Thursday, December 24, 2009

Dad arrested after 15-month-old son ingests meth (Santa Cruz, California)

Dad JEREMY OCHOA is separated from the mother of their 15-month-old son. But while Dad was "visiting" the child at Mom's house, the child "inadvertently accessed" dad's meth supply. Mom took the child to the hospital as soon as he started to exhibit "strange behavior," and she kicked Dad out of the house once she figured out he was under the influence. Seems Dad was previously under probation for drugs, so he was arrested. But CPS took custody of the child anyway.

Can't win for losing.
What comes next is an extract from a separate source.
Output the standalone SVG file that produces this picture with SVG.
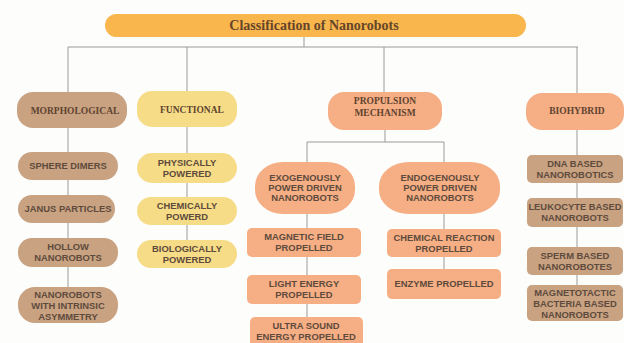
<svg xmlns="http://www.w3.org/2000/svg" width="624" height="343" viewBox="0 0 624 343">
<style>
.bg{fill:#fdfdfb}
.tan{fill:#c9a281}
.yel{fill:#f6dc86}
.sal{fill:#f6ae84}
.ttl{fill:#f9b64d}
.c{fill:none;stroke:#9a9a9a;stroke-width:1}
.h{font-family:"Liberation Serif",serif;font-weight:bold;font-size:9.5px;fill:#5e4330;text-anchor:middle}
.s{font-family:"Liberation Sans",Arial,sans-serif;font-weight:bold;font-size:9.4px;fill:#5e4b3d;text-anchor:middle}
.t{font-family:"Liberation Serif",serif;font-weight:bold;font-size:14px;fill:#654529;text-anchor:middle}
</style>
<rect class="bg" x="0" y="0" width="624" height="343"/>
<g id="connectors">
<path class="c" d="M304,37V47M68,47H578M68,47V92M187,47V91M384,47V92M577,47V93"/>
<path class="c" d="M68,127V287M187,127V240"/>
<path class="c" d="M385,130V142M307,142H444M307,142V162M444,142V162"/>
<path class="c" d="M307,214V317M444,214V269M577,130V285"/>
</g>
<g id="title"><rect class="ttl" x="105" y="14" width="421" height="23" rx="11.5"/><text class="t" x="314" y="30">Classification of Nanorobots</text></g>
<g id="morphological"><rect class="tan" x="17" y="92" width="110" height="36" rx="16"/><text class="h" x="75" y="113.5">MORPHOLOGICAL</text></g>
<g id="functional"><rect class="yel" x="137" y="91" width="100" height="36" rx="15"/><text class="h" x="192" y="113">FUNCTIONAL</text></g>
<g id="propulsion"><rect class="sal" x="328" y="92" width="114" height="38" rx="16"/><text class="h" x="385" y="104">PROPULSION</text><text class="h" x="385" y="116">MECHANISM</text></g>
<g id="biohybrid"><rect class="sal" x="526" y="93" width="98" height="37" rx="16"/><text class="h" x="577" y="114">BIOHYBRID</text></g>
<g id="sphere-dimers"><rect class="tan" x="18" y="152" width="100" height="28" rx="14"/><text class="s" x="68" y="169">SPHERE DIMERS</text></g>
<g id="janus"><rect class="tan" x="18" y="195" width="97" height="28" rx="14"/><text class="s" x="68" y="212">JANUS PARTICLES</text></g>
<g id="hollow"><rect class="tan" x="18" y="238" width="100" height="29" rx="14"/><text class="s" x="68" y="250">HOLLOW</text><text class="s" x="68" y="261">NANOROBOTS</text></g>
<g id="intrinsic"><rect class="tan" x="18" y="287" width="100" height="36" rx="17"/><text class="s" x="68" y="298">NANOROBOTS</text><text class="s" x="68" y="309">WITH INTRINSIC</text><text class="s" x="68" y="320">ASYMMETRY</text></g>
<g id="physically"><rect class="yel" x="137" y="153" width="100" height="30" rx="15"/><text class="s" x="187" y="166">PHYSICALLY</text><text class="s" x="187" y="177">POWERED</text></g>
<g id="chemically"><rect class="yel" x="137" y="197" width="100" height="28" rx="14"/><text class="s" x="187" y="209">CHEMICALLY</text><text class="s" x="187" y="220">POWERD</text></g>
<g id="biologically"><rect class="yel" x="137" y="240" width="100" height="28" rx="14"/><text class="s" x="187" y="252">BIOLOGICALLY</text><text class="s" x="187" y="263">POWERED</text></g>
<g id="exogenous"><rect class="sal" x="255" y="162" width="100" height="52" rx="28" ry="24"/><text class="s" x="305" y="181">EXOGENOUSLY</text><text class="s" x="305" y="191">POWER DRIVEN</text><text class="s" x="305" y="201">NANOROBOTS</text></g>
<g id="endogenous"><rect class="sal" x="379" y="162" width="121" height="52" rx="30" ry="24"/><text class="s" x="440" y="181">ENDOGENOUSLY</text><text class="s" x="440" y="191">POWER DRIVEN</text><text class="s" x="440" y="201">NANOROBOTS</text></g>
<g id="magnetic"><rect class="sal" x="247" y="228" width="114" height="29" rx="5"/><text class="s" x="304" y="240">MAGNETIC FIELD</text><text class="s" x="304" y="251">PROPELLED</text></g>
<g id="light"><rect class="sal" x="247" y="275" width="114" height="29" rx="5"/><text class="s" x="304" y="287">LIGHT ENERGY</text><text class="s" x="304" y="298">PROPELLED</text></g>
<g id="ultrasound"><rect class="sal" x="250" y="317" width="113" height="30" rx="5"/><text class="s" x="306" y="329">ULTRA SOUND</text><text class="s" x="306" y="340">ENERGY PROPELLED</text></g>
<g id="chemical-reaction"><rect class="sal" x="387" y="229" width="114" height="28" rx="5"/><text class="s" x="444" y="241">CHEMICAL REACTION</text><text class="s" x="444" y="252">PROPELLED</text></g>
<g id="enzyme"><rect class="sal" x="387" y="269" width="114" height="30" rx="5"/><text class="s" x="444" y="287">ENZYME PROPELLED</text></g>
<g id="dna"><rect class="tan" x="527" y="155" width="96" height="28" rx="5"/><text class="s" x="575" y="167">DNA BASED</text><text class="s" x="575" y="178">NANOROBOTICS</text></g>
<g id="leukocyte"><rect class="tan" x="527" y="198" width="96" height="29" rx="5"/><text class="s" x="575" y="210">LEUKOCYTE BASED</text><text class="s" x="575" y="221">NANOROBOTS</text></g>
<g id="sperm"><rect class="tan" x="527" y="247" width="96" height="28" rx="5"/><text class="s" x="575" y="259">SPERM BASED</text><text class="s" x="575" y="270">NANOROBOTES</text></g>
<g id="magnetotactic"><rect class="tan" x="527" y="285" width="96" height="36" rx="5"/><text class="s" x="575" y="296">MAGNETOTACTIC</text><text class="s" x="575" y="307">BACTERIA BASED</text><text class="s" x="575" y="318">NANOROBOTS</text></g>
</svg>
Had she not allowed the dad to see the child, she may very well have been accused of being an "alienator" who was unfairly "gatekeeping" this poor daddy out of the child's life.

Santa Cruz Police Arrest Man Whose 15-Month Old Injested Meth
Posted: 5:22 pm PST December 24, 2009

SANTA CRUZ, Calif. -- Santa Cruz police arrested Wednesday evening the 28-year-old father of a 15-month-old child who was found to have ingested methamphetamine earlier this week.

Jeremy Ochoa was arrested for child endangerment after the incident, which occurred Monday when the boy was taken to Dominican Hospital by his mother after exhibiting strange behavior, according to police.

Hospital staff called police later that night after the child's urine revealed traces of methamphetamine.

Detectives believe Ochoa was the source of the drugs, which the child inadvertently accessed in the home when Ochoa visited it on Monday. Ochoa and the child's mother are separated, police said.

Ochoa admitted he was under the influence of methamphetamine during the visit, and when the child's mother discovered he was under the influence, she kicked him out of the house, according to police.

It was shortly after Ochoa's visit that the child began acting unusual. He has since recovered and was released to the custody of Child Protective Services Wednesday. He did not display any sign of injury or abuse, police said.

Ochoa was found and arrested on Wednesday. He was currently on probation for drug-related offenses, according to police.

Child Protective Services will retain custody of the child until a custody hearing later this month.

Capt. Steve Clark said in a statement that the "number one priority in a case of this nature is to ensure the child is safe and no longer exposed to a dangerous situation or location."

Clark said, "Our subsequent investigation is intended to address accountability for those responsible in creating the dangerous situation."